关于文本pdf的表格抽取

最新推荐文章于 2025-03-05 13:56:57 发布

小椰AI

最新推荐文章于 2025-03-05 13:56:57 发布

阅读量1.1k

点赞数 1

文章标签： python

本文链接：https://blog.csdn.net/weixin_39580051/article/details/126455029

版权

此篇主要介绍，文本pdf的表格抽取有哪些python包（不涵盖扫描件的pdf或表格本身为图片的）。

首先pdf的解析工具有很多，如下图。

那么根据前辈们以及自己的尝试，可以有效提取表格的工具的有：camelot、pdfplumber以及tabula。

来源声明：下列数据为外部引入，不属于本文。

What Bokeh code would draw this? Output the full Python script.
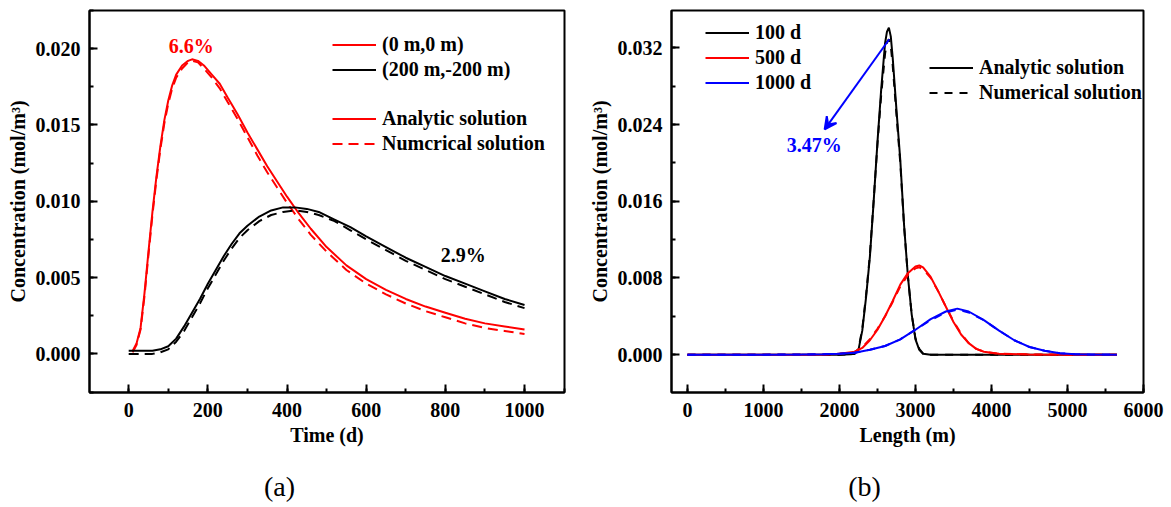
from bokeh.plotting import figure
from bokeh.layouts import row, column
from bokeh.models import (Legend, LegendItem, Label, Arrow, VeeHead,
                          SingleIntervalTicker, NumeralTickFormatter)
from bokeh.embed import file_html
from bokeh.resources import INLINE

FONT = "Liberation Serif"

# ---------------- Panel (a) data: concentration vs time ----------------
t_red = [10, 20, 30, 40, 50, 60, 70, 80, 90, 100, 110, 120, 135, 150, 160, 175, 190,
         210, 230, 250, 275, 300, 325, 350, 375, 400, 430, 460, 500, 550, 600, 650,
         700, 750, 800, 850, 900, 950, 1000]
c_red_analytic = [0.0002, 0.0007, 0.0017, 0.0040, 0.0067, 0.0093, 0.0116, 0.0136, 0.0153,
                  0.0166, 0.0176, 0.0183, 0.0189, 0.0192, 0.0193, 0.0192, 0.0189, 0.0183,
                  0.0177, 0.0168, 0.0157, 0.0145, 0.0134, 0.0123, 0.0113, 0.0103, 0.0092,
                  0.0082, 0.0070, 0.0058, 0.0049, 0.0042, 0.0036, 0.0031, 0.0027, 0.0023,
                  0.0020, 0.0018, 0.0016]
c_red_numerical = [0.0001, 0.0006, 0.0016, 0.0038, 0.0065, 0.0091, 0.0114, 0.0134, 0.0151,
                   0.0164, 0.0174, 0.0181, 0.0187, 0.0191, 0.0192, 0.0191, 0.0187, 0.0181,
                   0.0174, 0.0165, 0.0154, 0.0142, 0.0130, 0.0119, 0.0109, 0.0099, 0.0088,
                   0.0078, 0.0067, 0.0055, 0.0046, 0.0039, 0.0033, 0.0028, 0.0024, 0.0020,
                   0.0017, 0.0015, 0.0013]

t_black = [0, 20, 40, 60, 80, 100, 120, 140, 160, 180, 200, 220, 240, 260, 280, 300, 330,
           360, 390, 420, 450, 480, 520, 560, 600, 650, 700, 750, 800, 850, 900, 950, 1000]
c_black_analytic = [0.0002, 0.0002, 0.0002, 0.0002, 0.0003, 0.0005, 0.0010, 0.0018, 0.0027,
                    0.0036, 0.0046, 0.0055, 0.0064, 0.0072, 0.0079, 0.0084, 0.0090, 0.0094,
                    0.0096, 0.0096, 0.0095, 0.0093, 0.0088, 0.0083, 0.0077, 0.0070, 0.0063,
                    0.0057, 0.0051, 0.0046, 0.0041, 0.0036, 0.0032]
c_black_numerical = [0.0000, 0.0000, 0.0000, 0.0000, 0.0001, 0.0003, 0.0008, 0.0015, 0.0024,
                     0.0033, 0.0043, 0.0052, 0.0061, 0.0069, 0.0076, 0.0081, 0.0087, 0.0091,
                     0.0093, 0.0094, 0.0093, 0.0091, 0.0087, 0.0081, 0.0075, 0.0068, 0.0061,
                     0.0055, 0.0049, 0.0044, 0.0039, 0.0034, 0.0030]

# ---------------- Panel (b) data: concentration vs length ----------------
L_100 = [0, 1000, 2000, 2150, 2200, 2250, 2300, 2350, 2400, 2450, 2500, 2550, 2600, 2625,
         2650, 2675, 2700, 2750, 2800, 2850, 2900, 2950, 3000, 3050, 3100, 3200, 4000, 5000, 5650]
c_100_analytic = [0, 0, 0, 0.00005, 0.0001, 0.0005, 0.0025, 0.0060, 0.0102, 0.0160, 0.0222,
                  0.0278, 0.0325, 0.0337, 0.0341, 0.0332, 0.0310, 0.0255, 0.0203, 0.0135,
                  0.0082, 0.0042, 0.0016, 0.0005, 0.0001, 0, 0, 0, 0]
c_100_numerical = [0, 0, 0, 0.00005, 0.0001, 0.0006, 0.0027, 0.0062, 0.0104, 0.0161, 0.0220,
                   0.0272, 0.0314, 0.0326, 0.0329, 0.0322, 0.0302, 0.0250, 0.0200, 0.0134,
                   0.0082, 0.0042, 0.0017, 0.0006, 0.0001, 0, 0, 0, 0]

L_500 = [0, 1000, 1500, 1800, 2000, 2200, 2300, 2400, 2500, 2600, 2700, 2800, 2900, 3000,
         3050, 3100, 3200, 3300, 3400, 3500, 3600, 3700, 3800, 3900, 4100, 4500, 5000, 5650]
c_500_analytic = [0, 0, 0, 0.00002, 0.0001, 0.0003, 0.0007, 0.0015, 0.0026, 0.0040, 0.0056,
                  0.0073, 0.0085, 0.0092, 0.0093, 0.0091, 0.0081, 0.0066, 0.0050, 0.0034,
                  0.0021, 0.0012, 0.0006, 0.0003, 0.0001, 0.00002, 0, 0]
c_500_numerical = [0, 0, 0, 0.00002, 0.0001, 0.0003, 0.0008, 0.0016, 0.0027, 0.0040, 0.0055,
                   0.0071, 0.0083, 0.0090, 0.0091, 0.0089, 0.0080, 0.0066, 0.0050, 0.0035,
                   0.0022, 0.0012, 0.0006, 0.0003, 0.0001, 0.00002, 0, 0]

L_1000 = [0, 1000, 1500, 1800, 2000, 2200, 2400, 2600, 2800, 3000, 3200, 3400, 3550, 3700,
          3900, 4100, 4300, 4500, 4700, 4900, 5100, 5300, 5650]
c_1000_analytic = [0, 0, 0.00001, 0.00005, 0.0001, 0.0002, 0.0005, 0.0009, 0.0016, 0.0026,
                   0.0037, 0.0045, 0.0048, 0.0045, 0.0036, 0.0025, 0.0015, 0.0008, 0.0004,
                   0.00015, 0.00005, 0.00001, 0]
c_1000_numerical = [0, 0, 0.00001, 0.00005, 0.0001, 0.0002, 0.0005, 0.0009, 0.0016, 0.0026,
                    0.0036, 0.0044, 0.0047, 0.0044, 0.0036, 0.0025, 0.0015, 0.0008, 0.0004,
                    0.00015, 0.00005, 0.00001, 0]

# annotations
ann_a = [("6.6%", 158, 0.0202, "red"), ("2.9%", 845, 0.0065, "black")]
arrow_b = dict(x_start=2655, y_start=0.0329, x_end=1805, y_end=0.0235)
ann_b = ("3.47%", 1669, 0.0219, "blue")
panel_names = ["(a)", "(b)"]


def style(p, xint, yint, xfmt, yfmt, xlabel, ylabel):
    p.xaxis.ticker = SingleIntervalTicker(interval=xint, num_minor_ticks=2)
    p.yaxis.ticker = SingleIntervalTicker(interval=yint, num_minor_ticks=2)
    p.xaxis.formatter = NumeralTickFormatter(format=xfmt)
    p.yaxis.formatter = NumeralTickFormatter(format=yfmt)
    p.xaxis.axis_label = xlabel
    p.yaxis.axis_label = ylabel
    for ax in (p.xaxis[0], p.yaxis[0]):
        ax.axis_line_width = 2
        ax.axis_line_color = "black"
        ax.major_tick_in = 8
        ax.major_tick_out = 0
        ax.minor_tick_in = 4
        ax.minor_tick_out = 0
        ax.major_tick_line_width = 2
        ax.minor_tick_line_width = 2
        ax.major_tick_line_color = "black"
        ax.minor_tick_line_color = "black"
        ax.major_label_text_font = FONT
        ax.major_label_text_font_style = "bold"
        ax.major_label_text_font_size = "20px"
        ax.major_label_text_color = "black"
        ax.axis_label_text_font = FONT
        ax.axis_label_text_font_style = "bold"
        ax.axis_label_text_font_size = "20px"
        ax.axis_label_text_color = "black"
    p.xaxis.major_label_standoff = 10
    p.yaxis.major_label_standoff = 9
    p.xaxis.axis_label_standoff = 4
    p.yaxis.axis_label_standoff = 4
    p.grid.visible = False
    p.outline_line_color = "black"
    p.outline_line_width = 2
    p.background_fill_color = "white"
    p.border_fill_color = "white"


def make_legend(items, loc, height):
    lg = Legend(items=items, location=loc, orientation="vertical",
                label_text_font=FONT, label_text_font_style="bold",
                label_text_font_size="20px", label_text_color="black",
                glyph_width=44, glyph_height=height, label_height=height,
                label_standoff=6, spacing=0, padding=0, margin=0,
                border_line_alpha=0, background_fill_alpha=0)
    return lg


def caption_strip(width, text, cx):
    # a small, axis-less strip that carries the panel caption below each chart
    s = figure(width=width, height=47, x_range=(0, width), y_range=(0, 47),
               x_axis_type=None, y_axis_type=None, min_border=0,
               output_backend="svg", toolbar_location=None)
    s.outline_line_color = None
    s.grid.visible = False
    s.add_layout(Label(x=cx, y=21, text=text, text_align="center", text_baseline="middle",
                       text_color="black", text_font=FONT, text_font_style="normal",
                       text_font_size="28px"))
    return s


# ---------------- Panel (a) ----------------
p1 = figure(width=585, height=460, x_range=(-99, 1101), y_range=(-0.00253, 0.0225),
            min_border_left=89, min_border_right=21, min_border_top=9, min_border_bottom=68,
            output_backend="svg", toolbar_location=None)
style(p1, 200, 0.005, "0", "0.000", "Time (d)", "Concentration (mol/m³)")

r_ra = p1.line(t_red, c_red_analytic, line_color="red", line_width=2)
r_rn = p1.line(t_red, c_red_numerical, line_color="red", line_width=2, line_dash="10 6")
r_ba = p1.line(t_black, c_black_analytic, line_color="black", line_width=2)
r_bn = p1.line(t_black, c_black_numerical, line_color="black", line_width=2, line_dash="10 6")

for txt, x, y, col in ann_a:
    p1.add_layout(Label(x=x, y=y, text=txt, text_align="center", text_baseline="middle",
                        text_color=col, text_font=FONT, text_font_style="bold",
                        text_font_size="20px"))

p1.add_layout(make_legend([LegendItem(label="(0 m,0 m)", renderers=[r_ra]),
                           LegendItem(label="(200 m,-200 m)", renderers=[r_ba])],
                          (243, 310), 25), "center")
p1.add_layout(make_legend([LegendItem(label="Analytic solution", renderers=[r_ra]),
                           LegendItem(label="Numcrical solution", renderers=[r_rn])],
                          (243, 236), 25), "center")

# ---------------- Panel (b) ----------------
p2 = figure(width=586, height=460, x_range=(-210, 6000), y_range=(-0.00395, 0.0359),
            min_border_left=80, min_border_right=28, min_border_top=10, min_border_bottom=66,
            output_backend="svg", toolbar_location=None)
style(p2, 1000, 0.008, "0", "0.000", "Length (m)", "Concentration (mol/m³)")

r1a = p2.line(L_100, c_100_analytic, line_color="black", line_width=2)
r1n = p2.line(L_100, c_100_numerical, line_color="black", line_width=2, line_dash="8 7")
r5a = p2.line(L_500, c_500_analytic, line_color="red", line_width=2)
r5n = p2.line(L_500, c_500_numerical, line_color="red", line_width=2, line_dash="8 7")
r10a = p2.line(L_1000, c_1000_analytic, line_color="blue", line_width=2)
r10n = p2.line(L_1000, c_1000_numerical, line_color="blue", line_width=2, line_dash="8 7")

p2.add_layout(Arrow(end=VeeHead(size=12, line_color="blue", fill_color="blue", line_width=2),
                    line_color="blue", line_width=2, **arrow_b))
txt, x, y, col = ann_b
p2.add_layout(Label(x=x, y=y, text=txt, text_align="center", text_baseline="middle",
                    text_color=col, text_font=FONT, text_font_style="bold",
                    text_font_size="20px"))

p2.add_layout(make_legend([LegendItem(label="100 d", renderers=[r1a]),
                           LegendItem(label="500 d", renderers=[r5a]),
                           LegendItem(label="1000 d", renderers=[r10a])],
                          (34, 297), 25), "center")
p2.add_layout(make_legend([LegendItem(label="Analytic solution", renderers=[r1a]),
                           LegendItem(label="Numerical solution", renderers=[r1n])],
                          (258, 287), 25), "center")

s1 = caption_strip(585, panel_names[0], 279)
s2 = caption_strip(586, panel_names[1], 279)

layout = column(row(p1, p2), row(s1, s2))
open("out.html", "w").write(file_html(layout, INLINE))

工具	git最新更新时间	git地址	star个数	优点	缺点	帮助文档
camelot	3年前	GitHub - atlanhq/camelot: Camelot: PDF Table Extraction for Humans	3.3k	能提取完整表格和不完整表格	不能对无线表格有效提取，可以通过stream模式（规则进行结构化）	Camelot: PDF Table Extraction for Humans — Camelot 0.10.1 documentation
pdfplumber	1周前	https://github.com/jsvine/pdfplumber	3k	能提取完整表格，提取结果较为规范	不能对无线表格有效提取	pdfplumber/README-CN.md at stable · hbh112233abc/pdfplumber · GitHub
tabula-py	3天前	GitHub - chezou/tabula-py: Simple wrapper of tabula-java: extract table from PDF into pandas DataFrame	1.7k	能提取完整表格	提取结果不规范，不能对无线表格有效提取	tabula-py: Read tables in a PDF into DataFrame — tabula-py documentation

注意：tabula-py依赖于GitHub - tabulapdf/tabula: Tabula is a tool for liberating data tables trapped inside PDF files

（tabula-py 就是对它做了一层 python 的封装，所以也依赖 java7/8）

1、camelot

使用camelot读取表格，并生成excel

import camelot    
path_file = "交通银行.pdf"

# ========= 使用camelot提取表格
tables = camelot.read_pdf(path_file, pages="1,2,3,4,5", flavor="stream")  # 前提要知道至少有5页
# tables = camelot.read_pdf(path_file, pages="1,2,3,4,5", flavor="lattice")  # 使用lattice
# 有线表格时，使用lattice；无线表格时，建议使用stream，再规则化
print(len(tables))
# ========= 表格写入excel
_writer = pd.ExcelWriter("{}.xlsx".format(path_file.split(".")[0]))
for i in range(len(tables)):
    _data = tables[i].df
    _data.to_excel(_writer, sheet_name="page-{}".format(i))
_writer.save()
_writer.close()

2、pdfplumber

使用pdfplumber读取表格，并生成excel

import pdfplumber
import pandas as pd
path_file = "交通银行.pdf"

# ========= 使用pdfplumber提取表格
pdf = pdfplumber.open(path_file)
# ========= 表格写入excel
_writer = pd.ExcelWriter("{}.xlsx".format(path_file.split(".")[0]))
for i in range(5):  # 最起码有5页
    table = pdf[i].extract_table()  # 每页只有一个表格
    _data = pd.DataFrame(table) 
    _data.to_excel(_writer, sheet_name="page-{}".format(i))
_writer.save()
_writer.close()

3、tabula

使用tabula读取表格，并生成csv

import tabula

path_file = "交通银行.pdf"
# ========= 使用tabula提取表格  convert PDF into CSV file
tabula.convert_into("test.pdf", "{}.csv".format(path_file.split(".")[0]), output_format="csv", pages='all')

注意：依赖Java 8+，需要安装对应的JDK